Over the years, MOIFA has grown considerably. Joining the original Bartlett Wing, which now features rotating gallery spaces, is the Hispanic Heritage Wing (currently home to an exhibition on New Mexico’s Hispano folk music that includes handmade instruments and costumes) and the textile-filled Neutrogena Wing, where the namesake collection includes Indonesian ceremonial cloths, Bolivian feathered costumes and Japanese kimonos. But the museum undoubtedly shines brightest in the Girard Wing, with Multiple Visions: A Common Bond, an ongoing exhibition that opened in 1982.

In a unique twist, the collection’s donor, midcentury modernist designer and architect Alexander Girard (who also went by the nickname “Sandro”), designed his own exhibition, and its curation is groundbreakingly immersive. Rather than sticking objects in rows behind glass, Girard created whimsical vignettes, cramming figurines, miniatures and toys from around the world into detailed scenes of bullfights, christenings, feasts, markets, weddings and even gatherings of angels and demons, with none of the displays segregated by region of origin.

The massive wing features 10,000 pieces of folk art — only about 10 percent of the total Alexander and Susan Girard Collection — with the artwork intentionally left unlabeled; the idea is to simply allow this colorful jumble of cross-cultural art to wash over you.

“The can’t-miss item in our collection is actually 10,000 can’t-miss items,” says Villela. “The pieces come at you from all directions — don’t forget to look up!” (Of course, if you’re dying to know more about all those unlabeled objects, you can pick up a printed gallery guide or a multimedia iPod tour.)

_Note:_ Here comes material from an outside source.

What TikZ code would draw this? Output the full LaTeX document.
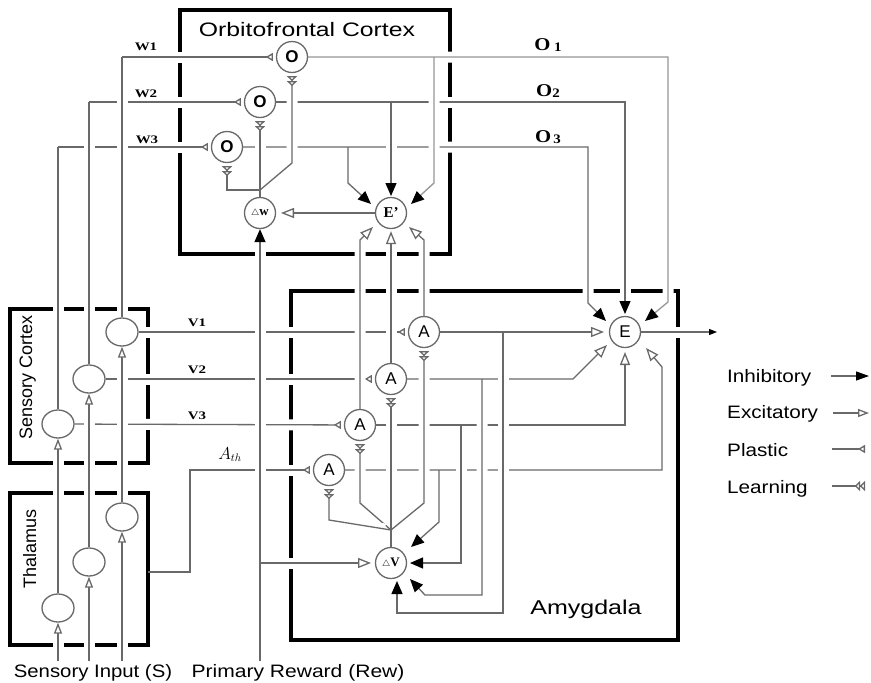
\documentclass[tikz,border=0pt]{standalone}
\usepackage{fontspec}
\setmainfont{Liberation Serif}
\setsansfont{Liberation Sans}
\usetikzlibrary{arrows.meta,shapes.geometric}
\pgfdeclarelayer{bg}
\pgfsetlayers{bg,main}
\definecolor{conn}{RGB}{105,105,105}
\newcommand{\stretchx}[2]{\scalebox{#1}[1]{#2}}
\tikzset{
  box/.style={draw=black,line width=3.5pt},
  ln/.style={draw=conn,line width=1.3pt},
  hop/.style={ln,preaction={draw=white,line width=11pt,arrows=-,shorten <=6pt,shorten >=6pt}},
  inh/.style={-{Triangle[length=13pt,width=11pt,color=black]}},
  exc/.style={-{Triangle[length=13pt,width=10pt,fill=white]}},
  excs/.style={-{Triangle[length=11pt,width=8pt,fill=white]}},
  pla/.style={-{Triangle[reversed,length=7pt,width=8pt,fill=white]},shorten >=3pt},
  lea/.style={-{Triangle[reversed,length=5pt,width=10pt,fill=white]Triangle[reversed,length=5pt,width=10pt,fill=white]},shorten >=3pt},
  neu/.style={ellipse,draw=conn,line width=1.3pt,fill=white,minimum width=32pt,minimum height=28pt,inner sep=0pt},
  cell/.style={circle,draw=conn,line width=1.3pt,fill=white,minimum size=31pt,inner sep=0pt},
  asty/.style={font=\sffamily\fontsize{17}{17}\selectfont},
  osty/.style={font=\sffamily\bfseries\fontsize{17}{17}\selectfont},
  lbl/.style={font=\sffamily\fontsize{18}{18}\selectfont,inner sep=0pt},
  wl/.style={font=\bfseries\fontsize{11.5}{11.5}\selectfont,inner sep=0pt,anchor=base},
}
\begin{document}
\begin{tikzpicture}[x=1pt,y=-1pt]
\useasboundingbox (0,0) rectangle (871,683);
% ---------- nodes ----------
\node[cell,osty] (O1) at (292,57) {O};
\node[cell,osty] (O2) at (260,102) {O};
\node[cell,osty] (O3) at (227,147) {O};
\node[cell] (Dw) at (260,213) {\fontsize{13}{13}\selectfont$\scriptstyle\triangle$\textbf{w}};
\node[cell] (Ep) at (391,213) {\fontsize{15}{15}\selectfont\textbf{E'}};
\node[neu] (S1) at (122,332) {};
\node[neu] (S2) at (89,379) {};
\node[neu] (S3) at (58,424) {};
\node[neu] (T1) at (122,517) {};
\node[neu] (T2) at (89,562) {};
\node[neu] (T3) at (58,608) {};
\node[cell,asty] (A1) at (424,332) {A};
\node[cell,asty] (A2) at (391,379) {A};
\node[cell,asty] (A3) at (360,425) {A};
\node[cell,asty] (A4) at (329,470) {A};
\node[cell] (DV) at (391,563) {\fontsize{13}{13}\selectfont$\scriptstyle\triangle$\textbf{V}};
\node[cell,asty] (E) at (625,332) {E};
% ---------- texts ----------
\node[lbl,anchor=base,font=\sffamily\fontsize{19.5}{20}\selectfont] (tOFC) at (307,36) {\stretchx{1.27}{Orbitofrontal Cortex}};
\node[wl] (tW1) at (146,50) {\stretchx{1.3}{W1}};
\node[wl] (tW2) at (146,97) {\stretchx{1.3}{W2}};
\node[wl] (tW3) at (147,143) {\stretchx{1.3}{W3}};
\node[wl] (tV1) at (197,326) {\stretchx{1.3}{V1}};
\node[wl] (tV2) at (197,373) {\stretchx{1.3}{V2}};
\node[wl] (tV3) at (197,419) {\stretchx{1.3}{V3}};
\node[inner sep=0pt,anchor=base] (tO1) at (548,50) {\stretchx{1.15}{\fontsize{18}{18}\selectfont\textbf{O}\hspace{3pt}\raisebox{-1.5pt}{\fontsize{13}{13}\selectfont\textbf{1}}}};
\node[inner sep=0pt,anchor=base] (tO2) at (548,96) {\stretchx{1.15}{\fontsize{18}{18}\selectfont\textbf{O}\raisebox{-1.5pt}{\fontsize{13}{13}\selectfont\textbf{2}}}};
\node[inner sep=0pt,anchor=base] (tO3) at (548,142) {\stretchx{1.15}{\fontsize{18}{18}\selectfont\textbf{O}\hspace{2pt}\raisebox{-1.5pt}{\fontsize{13}{13}\selectfont\textbf{3}}}};
\node[inner sep=0pt,anchor=base] (tAth) at (230,459) {\fontsize{16}{16}\selectfont$A_{th}$};
\node[lbl,rotate=90,anchor=base] (tSC) at (32,377) {Sensory Cortex};
\node[lbl,rotate=90,anchor=base] (tTh) at (36,549) {Thalamus};
\node[lbl,anchor=base] (tSI) at (93,677) {\stretchx{1.13}{Sensory Input (S)}};
\node[lbl,anchor=base] (tPR) at (298,677) {\stretchx{1.17}{Primary Reward (Rew)}};
\node[lbl,anchor=base,font=\sffamily\fontsize{20}{20}\selectfont] (tAm) at (586,614) {\stretchx{1.25}{Amygdala}};
\node[lbl,anchor=base west] (tInh) at (727,382) {\stretchx{1.15}{Inhibitory}};
\node[lbl,anchor=base west] (tExc) at (727,418) {\stretchx{1.15}{Excitatory}};
\node[lbl,anchor=base west] (tPla) at (727,456) {\stretchx{1.15}{Plastic}};
\node[lbl,anchor=base west] (tLea) at (727,493) {\stretchx{1.15}{Learning}};
\coordinate (Lin1) at (831,376); \coordinate (Lin2) at (869,376);
\coordinate (Lex1) at (833,413); \coordinate (Lex2) at (869,413);
\coordinate (Lpl1) at (832,449); \coordinate (Lpl2) at (868,449);
\coordinate (Lle1) at (832,486); \coordinate (Lle2) at (868,486);
\coordinate (Eout) at (717,332);
\begin{pgfonlayer}{bg}
\fill[white] (0,0) rectangle (871,683);
% boxes
\draw[box] (180,10) rectangle (450,254);
\draw[box] (10,309) rectangle (148,463);
\draw[box] (10,493) rectangle (148,645);
\draw[box] (291,291) rectangle (678,640);
% ---------- horizontal group ----------
\draw[hop,pla] (122,57) -- (O1);
\draw[hop,pla] (89,102) -- (O2);
\draw[hop,pla] (58,147) -- (O3);
\draw[hop,inh,draw=conn!70] (O1) -- (668,57) -- (668,302) -- (645,321);
\draw[hop,inh] (O2) -- (625,102) -- (625,314);
\draw[hop,inh] (O3) -- (588,147) -- (588,303) -- (606,321);
\draw[hop,exc] (Ep) -- (281,213);
\draw[hop,pla] (S1) -- (A1);
\draw[hop,pla] (S2) -- (A2);
\draw[hop,pla] (S3) -- (A3);
\draw[hop,pla] (148,572) -- (190,572) -- (190,470) -- (A4);
\draw[hop,exc] (A1) -- (604,332);
\draw[hop,exc] (A2) -- (573,379) -- (607,345);
\draw[hop,exc] (A3) -- (625,425) -- (625,352);
\draw[hop,exc] (A4) -- (662,470) -- (662,367) -- (646,348);
\draw[hop,-{Triangle[length=8pt,width=6pt,color=black]}] (E) -- (Eout);
% ---------- vertical group ----------
\draw[hop] (S3) -- (58,147);
\draw[hop] (S2) -- (89,102);
\draw[hop] (S1) -- (122,57);
\draw[hop,excs] (T1) -- (S1);
\draw[hop,excs] (T2) -- (S2);
\draw[hop,excs] (T3) -- (S3);
\draw[hop,excs] (58,661) -- (T3);
\draw[hop,excs] (89,661) -- (T2);
\draw[hop,excs] (122,661) -- (T1);
\draw[hop,inh] (260,661) -- (Dw);
\draw[hop,lea] (Dw) -- (O2);
\draw[hop,lea] (260,190) -- (227,190) -- (O3);
\draw[hop,lea] (260,190) -- (292,163) -- (O1);
\draw[hop,inh,draw=conn!70] (434,57) -- (434,183) -- (411,204);
\draw[hop,inh] (391,102) -- (391,196);
\draw[hop,inh] (348,147) -- (348,183) -- (371,204);
\draw[hop,exc] (A3) -- (360,240) -- (373,227);
\draw[hop,exc,shorten >=2pt] (A2) -- (Ep);
\draw[hop,exc] (A1) -- (424,240) -- (409,227);
\draw[hop,lea] (DV) -- (A2);
\draw[hop,lea] (391,530) -- (360,503) -- (A3);
\draw[hop,lea] (391,530) -- (424,503) -- (A1);
\draw[hop,lea] (391,530) -- (329,520) -- (A4);
\draw[hop,inh] (503,332) -- (503,613) -- (397,613) -- (397,581);
\draw[hop,inh] (482,379) -- (482,595) -- (425,595) -- (410,579);
\draw[hop,inh] (461,425) -- (461,563) -- (410,563);
\draw[hop,inh] (439,470) -- (439,522) -- (411,547);
\draw[hop,exc] (260,563) -- (371,563);
% ---------- legend ----------
\draw[ln,-{Triangle[length=13pt,width=9pt,color=black]}] (Lin1) -- (Lin2);
\draw[ln,excs] (Lex1) -- (Lex2);
\draw[ln,pla] (Lpl1) -- (Lpl2);
\draw[ln,lea] (Lle1) -- (Lle2);
\end{pgfonlayer}
\end{tikzpicture}
\end{document}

After you spend a few hours burying deeper and deeper into every corner of Multiple Visions, Villela hopes you will take the elevator (aka “Vehicle to the Vault”) down to an overlooked hidden gem: Lloyd’s Treasure Chest, named after late art collector and former Neutrogena CEO Lloyd Cotsen, who donated many pieces to the museum. “In addition to changing exhibitions, there’s a display on ‘What Is Folk Art?’ ” says Villela. “I think many of us think we know what folk art is — maybe quilts or duck decoys — but what do other people around the world make?” The open-storage vault includes such works as a wedding rickshaw from Bangladesh, mechanical toy robots from Japan and a popular fabric sculpture by American artist Mary Bowman depicting an anthropomorphic cow and coyote holding hands on a couch.

July market

If you don’t mind crowds, you might want to visit during the annual International Folk Art Market, held the second weekend of July on the plaza outside. Founded to create economic opportunities for folk artists from around the globe, the market welcomes about 160 sellers from more than 50 countries, including Guatemalan beadwork embroiderers, Indonesian tapestry weavers and Ukrainian icon painters. Sure, you can pick up countless gifts on an around-the-world shopping spree, but the festival offers something more meaningful: a stirring reminder that Bartlett’s mission of celebrating the common bond among craftspeople is alive and well.